I tend to see that there are basically two different kinds of language—metaphysical (which appears to be the world in which you live and move and have your being) and liturgical. Metaphysical is the language of science, historicity, law, etc. It tends to be an ordered way of looking at reality to be able to make intelligible and coherent statements about being.
On the other hand, liturgical language is one of images, intuitions, insights, icons, beliefs, visions, poetry, prayers, metaphors, and parables that excite and spark the imagination of the beholder and illumine Real Mystery. Revelation comes from the world of liturgical language, and in a very real sense metaphysics and revelation are mutually exclusive.
In the pursuit of finding the truth of a poem, I would not ask of it metaphysical questions. Likewise, in the pursuit of the truth of a scientific experiment, I would not be asking of it questions ground in a liturgical outlook.
Given that prolegomena, I in all my hubris, wanted to touch on the points that you raise.
1) Sure death sucks, but why single out this one? Because this is one Jesus could have avoided. Yes, Jesus was fully divine and fully human. The kind of suffering that was experienced is not the point. In and through it, Jesus continued to act on his most basic core principle—love. His responses are not spewing hatred, and calumny, and “it isn’t fair,” but in and through it all, loving..
2) What about that whole hell thing? Yeah? What about it? You say billions going to hell. Seriously? Is that the action of a loving God?
3) Jesus didn’t even die. Well of course he died. What do you think the resurrection is? A resuscitated corpse? I don’t believe that. Nor do I believe most of the atonement theories out there.
4) Taking on the sin vs. removal of sin aren’t symmetric. I’m not sure what you are going with this. It is the Church that talks more about original sin, not Jesus. I’m not clear what you are driving at about “believing” being a necessity to access the solution. If you look at the parable of the sheep and goats in the latter part of Matthew 25, the sheep inherited the kingdom because of the good things they did. None of them got there because of some belief.

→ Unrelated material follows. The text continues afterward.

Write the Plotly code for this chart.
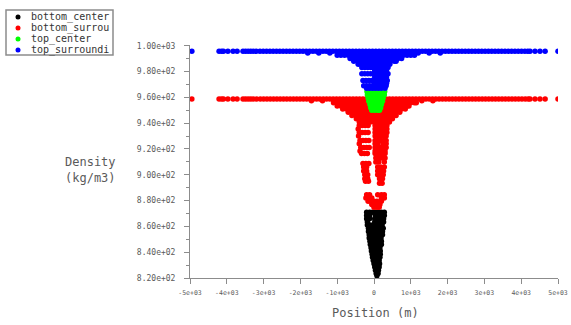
import plotly.graph_objects as go

# ---------------- data (density kg/m3 rows with x positions in m) ----------------
band_x_top = [-4950, -4210, -4140, -4090, -3970, -3830, -3720, -3560, -3490, -3420, -3350,
              -3280, -3200, -3100, -3010, -2920, -2830, -2740, -2650, -2560, -2470, -2380,
              -2290, -2200, -2110, -2020, -1930, -1840, -1750, -1660, -1570, -1480, -1390,
              -1300, -1210, -1120, -1030, -940, -850, -760, -670, -580, -490, -400, -310,
              -220, -130, -40, 50, 140, 230, 320, 410, 500, 590, 680, 770, 860, 950, 1040,
              1130, 1220, 1310, 1400, 1490, 1580, 1670, 1760, 1850, 1940, 2030, 2120, 2210,
              2300, 2390, 2480, 2570, 2660, 2750, 2840, 2930, 3020, 3110, 3200, 3290, 3380,
              3470, 3560, 3650, 3740, 3830, 3920, 4010, 4100, 4180, 4240, 4375, 4510, 4650,
              5000]
band_x_bot = [-4950, -4210, -4140, -4090, -3970, -3830, -3720, -3560, -3490, -3420, -3350,
              -3280, -3190, -3090, -3000, -2910, -2820, -2730, -2640, -2550, -2460, -2370,
              -2280, -2190, -2100, -2010, -1920, -1830, -1740, -1650, -1560, -1470, -1380,
              -1290, -1200, -1110, -1020, -930, -840, -750, -660, -570, -480, -390, -300,
              -210, -120, -30, 60, 150, 240, 330, 420, 510, 600, 690, 780, 870, 960, 1050,
              1140, 1230, 1320, 1410, 1500, 1590, 1680, 1770, 1860, 1950, 2040, 2130, 2220,
              2310, 2400, 2490, 2580, 2670, 2760, 2850, 2940, 3030, 3120, 3210, 3300, 3390,
              3480, 3570, 3660, 3750, 3840, 3930, 4020, 4110, 4190, 4240, 4375, 4510, 4650,
              5000]

top_surrounding_rows = [
    (995.7, band_x_top),
    (994.4, [-1800, -1500, -1200, -900, -600, -300, 0, 300, 600, 900, 1200, 1500, 1800]),
    (992.6, [-1000, -900, -800, -700, -600, -500, -400, -300, -200, -100, 0, 100, 200, 300,
             400, 500, 600, 700, 800, 900, 1000, 1100]),
    (990.2, [-650, -550, -450, -350, -250, -150, -50, 50, 150, 250, 350, 450, 550, 650, 750]),
    (988.0, [-550, -450, -350, -250, -150, -50, 50, 150, 250, 350, 450, 550, 600]),
    (985.7, [-430, -350, -250, -150, -50, 50, 150, 250, 350, 430]),
    (983.2, [-330, -250, -170, -90, -10, 70, 150, 230, 310, 380]),
    (980.7, [20, 100, 180, 260, 340]),
    (978.4, [-330, -250, -170, -90, -10, 70, 150, 230, 310, 380]),
    (975.7, [20, 100, 180, 260, 340]),
    (973.0, [-300, -220, -140, -60, 20, 100, 180, 260, 360]),
    (971.0, [20, 100, 180, 260, 340]),
    (969.0, [-280, -200, -120, -40, 40, 120, 200, 280, 330]),
    (967.0, [-200, -120, -40, 40, 120, 200, 300]),
]

top_center_rows = [
    (964.5, [-190, -110, -30, 50, 130, 210, 290]),
    (962.0, [-180, -100, -20, 60, 140, 220, 280]),
    (959.5, [-160, -80, 0, 80, 160, 250]),
    (957.0, [-140, -60, 20, 100, 180, 230]),
    (954.5, [-110, -30, 50, 130, 200]),
    (952.0, [-90, -10, 70, 150, 180]),
    (950.0, [-60, 20, 100, 150]),
]

bottom_surrounding_rows = [
    (958.7, band_x_bot),
    (957.3, [-1700, -1400, -1100, -800, -500, -200, 100, 400, 700, 1000, 1300, 1600]),
    (955.8, [-1100, -1000, -900, -800, -700, -600, -500, -400, -300, -200, -100, 0, 100,
             200, 300, 400, 500, 600, 700, 800, 900, 1000, 1100, 1150]),
    (953.4, [-1000, -900, -800, -700, -600, -500, -400, -300, -200, -100, 0, 100, 200, 300,
             400, 500, 600, 700, 800, 900, 950]),
    (951.0, [-850, -750, -650, -550, -450, -350, -250, -150, -50, 50, 150, 250, 350, 450,
             550, 650, 750, 850]),
    (948.5, [-700, -600, -500, -400, -300, -200, -100, 0, 100, 200, 300, 400, 500, 600, 700]),
    (946.0, [-600, -500, -400, -300, -200, -100, 0, 100, 200, 300, 400, 500, 600]),
    (943.5, [-480, -380, -280, -180, -80, 20, 120, 220, 320, 420, 500]),
    (941.0, [-400, -300, -200, -100, 0, 100, 200, 300, 420]),
    (938.2, [-400, -320, -240, -160, 30, 110, 190, 270, 350]),
    (935.5, [-430, 30, 110, 190, 270, 350]),
    (932.8, [-400, -320, -240, -160, 30, 110, 190, 270, 350]),
    (930.0, [-420, 30, 110, 190, 270, 330]),
    (926.6, [-380, -300, -220, -140, 30, 110, 190, 270, 330]),
    (924.0, [-400, 30, 110, 250, 330]),
    (921.2, [-360, -280, -200, -130, 30, 110, 190, 270, 330]),
    (918.5, [-380, 30, 110, 190, 300]),
    (916.5, [-340, -260, -180, 30, 110, 190, 260, 300]),
    (913.0, [50, 130, 210, 300]),
    (910.0, [50, 130, 280]),
    (908.8, [-300, -220, -140]),
    (906.0, [-280, -200, 100, 180, 280]),
    (903.0, [-280, -200, 100, 180, 260]),
    (900.0, [-250, -170, 100, 180, 250]),
    (897.0, [-250, -170, 150, 230]),
    (895.0, [-230, -150]),
    (893.5, [150, 220]),
    (884.5, [-200, -120, 100, 200, 280]),
    (882.0, [-220, -140, -60, 200, 280]),
    (879.5, [-160, -80, 0, 80, 200]),
    (877.0, [-60, 20, 100, 160]),
    (874.8, [0, 80, 140]),
]

bottom_center_rows = [
    (871.0, [-200, -120, -40, 40, 120, 200, 280]),
    (868.5, [-200, -120, 40, 120, 200, 280]),
    (866.0, [-200, -120, 20, 100, 180, 260]),
    (863.5, [-180, 20, 100, 180, 260]),
    (861.0, [-180, -100, -20, 60, 140, 220]),
    (858.5, [-150, -70, 10, 90, 170, 250]),
    (856.0, [-150, -70, 10, 90, 170, 230]),
    (853.5, [-130, -50, 30, 110, 190, 230]),
    (851.0, [-130, -50, 30, 110, 190]),
    (848.5, [-110, -30, 50, 130, 200]),
    (846.0, [-100, -20, 60, 140, 200]),
    (843.5, [-80, 0, 80, 160]),
    (841.0, [-70, 10, 90, 170]),
    (838.5, [-50, 30, 110, 170]),
    (836.0, [-40, 40, 120, 160]),
    (833.5, [-20, 60, 140]),
    (831.0, [0, 80, 150]),
    (828.5, [20, 100, 140]),
    (826.0, [40, 120]),
    (823.5, [60, 110]),
    (821.8, [80]),
]

series_names = ["bottom_center", "bottom_surrounding", "top_center", "top_surrounding"]
legend_labels = ["bottom_center", "bottom_surrou", "top_center", "top_surroundi"]
series_colors = ["#000000", "#ff0000", "#00ff00", "#0000ff"]
series_rows = [bottom_center_rows, bottom_surrounding_rows, top_center_rows, top_surrounding_rows]

x_tickvals = [-5000, -4000, -3000, -2000, -1000, 0, 1000, 2000, 3000, 4000, 5000]
x_ticktext = ["-5e+03", "-4e+03", "-3e+03", "-2e+03", "-1e+03", "0", "1e+03", "2e+03",
              "3e+03", "4e+03", "5e+03"]
y_tickvals = [820, 840, 860, 880, 900, 920, 940, 960, 980, 1000]
y_ticktext = ["8.20e+02", "8.40e+02", "8.60e+02", "8.80e+02", "9.00e+02", "9.20e+02",
              "9.40e+02", "9.60e+02", "9.80e+02", "1.00e+03"]

# ---------------- figure ----------------
W, H = 571, 325
ML, MR, MT, MB = 190, 13, 45, 47
PW, PH = W - ML - MR, H - MT - MB
MONO = "DejaVu Sans Mono"
GREY_TXT = "#5a5a5a"
GREY_LINE = "#8c8c8c"


def px_to_paper(px, py):
    return (px - ML) / PW, (H - MB - py) / PH


fig = go.Figure()
for name, color, rows in zip(series_names, series_colors, series_rows):
    xs, ys = [], []
    for dens, xlist in rows:
        for xv in xlist:
            xs.append(xv)
            ys.append(dens)
    fig.add_trace(go.Scatter(x=xs, y=ys, mode="markers", name=name, showlegend=False,
                             marker=dict(color=color, size=5.5, line=dict(width=0))))

fig.update_layout(
    width=W, height=H,
    margin=dict(l=ML, r=MR, t=MT, b=MB, autoexpand=False),
    paper_bgcolor="white", plot_bgcolor="white",
    font=dict(family=MONO, color=GREY_TXT),
)
fig.update_xaxes(range=[-5000, 5000], tickvals=x_tickvals, ticktext=x_ticktext,
                 automargin=False,
                 showgrid=False, zeroline=False, showline=True, linecolor=GREY_LINE,
                 linewidth=1, ticks="outside", ticklen=5, tickcolor=GREY_LINE,
                 tickfont=dict(family=MONO, size=6.5, color=GREY_TXT),
                 ticklabelstandoff=3)
fig.update_yaxes(range=[820, 1000.6], tickvals=y_tickvals, ticktext=y_ticktext,
                 automargin=False,
                 showgrid=False, zeroline=False, showline=True, linecolor=GREY_LINE,
                 linewidth=1, ticks="outside", ticklen=5, tickcolor=GREY_LINE,
                 tickfont=dict(family=MONO, size=8, color=GREY_TXT),
                 ticklabelstandoff=7,
                 minor=dict(dtick=10, tick0=820, ticks="outside", ticklen=3,
                            tickcolor=GREY_LINE, showgrid=False))

# axis titles
ax, ay = px_to_paper(90, 170)
fig.add_annotation(text="Density<br>(kg/m3)", x=ax, y=ay, xref="paper", yref="paper",
                   showarrow=False, xanchor="center", yanchor="middle", align="left",
                   font=dict(family=MONO, size=12, color=GREY_TXT))
tx, ty = px_to_paper(375, 313)
fig.add_annotation(text="Position (m)", x=tx, y=ty, xref="paper", yref="paper",
                   showarrow=False, xanchor="center", yanchor="middle",
                   font=dict(family=MONO, size=12, color=GREY_TXT))

# custom legend box
bx0, by1 = px_to_paper(6, 10)
bx1, by0 = px_to_paper(113, 55)
fig.add_shape(type="rect", xref="paper", yref="paper", x0=bx0, x1=bx1, y0=by0, y1=by1,
              line=dict(color=GREY_LINE, width=1.5), fillcolor="white")
for i, (lab, col) in enumerate(zip(legend_labels, series_colors)):
    rowy = 17 + 11 * i
    dx, dy = px_to_paper(18, rowy)
    fig.add_shape(type="circle", xref="paper", yref="paper", xsizemode="pixel",
                  ysizemode="pixel", xanchor=dx, yanchor=dy, x0=-2.5, x1=2.5, y0=-2.5,
                  y1=2.5, fillcolor=col, line=dict(width=0))
    lx, ly = px_to_paper(29, rowy)
    fig.add_annotation(text=lab, x=lx, y=ly, xref="paper", yref="paper", showarrow=False,
                       xanchor="left", yanchor="middle",
                       font=dict(family=MONO, size=10, color="#333333"))

fig.write_html("out.html")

5) The reason behind the sacrifice—mankind’s original sin—makes no sense. I agree. Nor do I think that that is the reason for the sacrifice.
6) Jesus made a sacrifice—big deal. Well, it really is a big deal. But a lot of your verbiage in this paragraph is remarkable and right on target. I really don’t have much quibble with it. We single out Jesus because yes, even though his motives were pure, he acts in such a loving way, even when the nails are being pounded in, that almost none of us would respond the way he did. He is a pattern, an example for us to imitate—that is, if we are trying to develop in a better way than we quite often do, making love the root and core of our being as well.
7) What is left for God to forgive? That’s a good question. You seem bound and determined to use some version of the atonement theory. If I try to use your reasoning here, then your point makes sense. What would there be left to forgive for all that is past? Hopefully there lies a future for many of us, and for Christians at least, inevitably, unless we watch and pray, we again will fall prey to the guilt and power of sin. Even if a Christian were to repent, accept justification, and continue in sanctification, at the very best, there will still be seeds of sin in that Christian’s heart that are much like a tinder box always ready in a moment’s notice to explode. And if it does, the Christian would still need forgiveness. But . . . forgiving sins is not God’s main focus.
8) The Jesus story isn’t even remarkable within mythology. You probably have a point here. I’m probably not as well read as you. But the remarkable thing to me is that Jesus was fully human (in addition to being fully divine) and Prometheus is just a myth.
9) The Bible itself rejects God’s savage “justice.” Very good point with respect to the Prodigal Son. I’m impressed with how well read you are of the Scriptures. I don’t fundamentally disagree with your point here, except to say that rather than somehow God demanding justice in order to be satisfied, I think that this is something that Jesus took on instead, on his own.
10) The entire story is incoherent. I agree. With the way you tell it, it is incoherent. I think that a lot of the issue is as I suggested at the beginning. You are trying to overlay onto the liturgical language of the Scriptures an empirical, rational, discursive, descriptive, linear, noetic way of grasping reality, and that is not the language nor the thought process of the Bible. As a great critical thinker of the 20th century, Bernard Lonergan once wrote, “ . . . the world of pure science and of metaphysics is somehow very different from the world of poetry and common sense.”